Unit 3.6.1 Additional exercises
¶The following are pretty challenging exercises. They stretch you to really think through the details. Or you may want to move on to Week 4, and return to these if you have extra energy in the end.
Homework 3.6.1.1.
You will have noticed that we only time certain problem sizes when we execute our performance experiments. The reason is that the implementations of MyGemm do not handle "edge cases" well: when the problem size is not a nice multiple of the blocking sizes that appear in the micro-kernel: \(m_R \text{,}\) \(n_R \text{,}\) and \(k_C \text{.}\)
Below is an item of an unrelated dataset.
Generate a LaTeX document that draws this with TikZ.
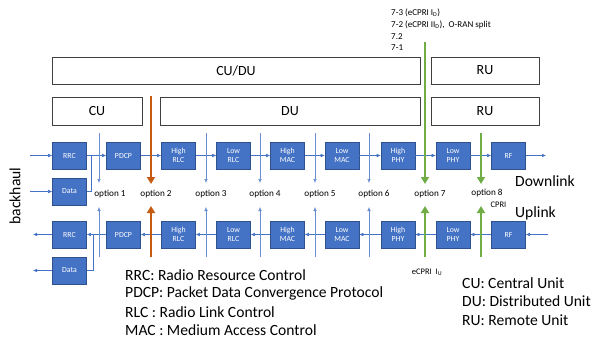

SInce our final, highest-performing implementations pack panels of \(B\) and blocks of \(A\text{,}\) much of the edge case problems can be handled by "padding" micro-panels with zeroes when the remaining micro-panel is not a "full" one. Also, one can compute a full micro-tile of \(C\) and then add it to a partial such submatrix of \(C\text{,}\) if a micro-tile that is encountered is not a full \(m_R \times n_R \) submatrix.
Reimplement MyGemm using these tricks so that it computes correctly for all sizes \(m\text{,}\) \(n\text{,}\) and \(k\text{.}\)
Homework 3.6.1.2.
Implement the practical Strassen algorithm discussed in Unit 3.5.4.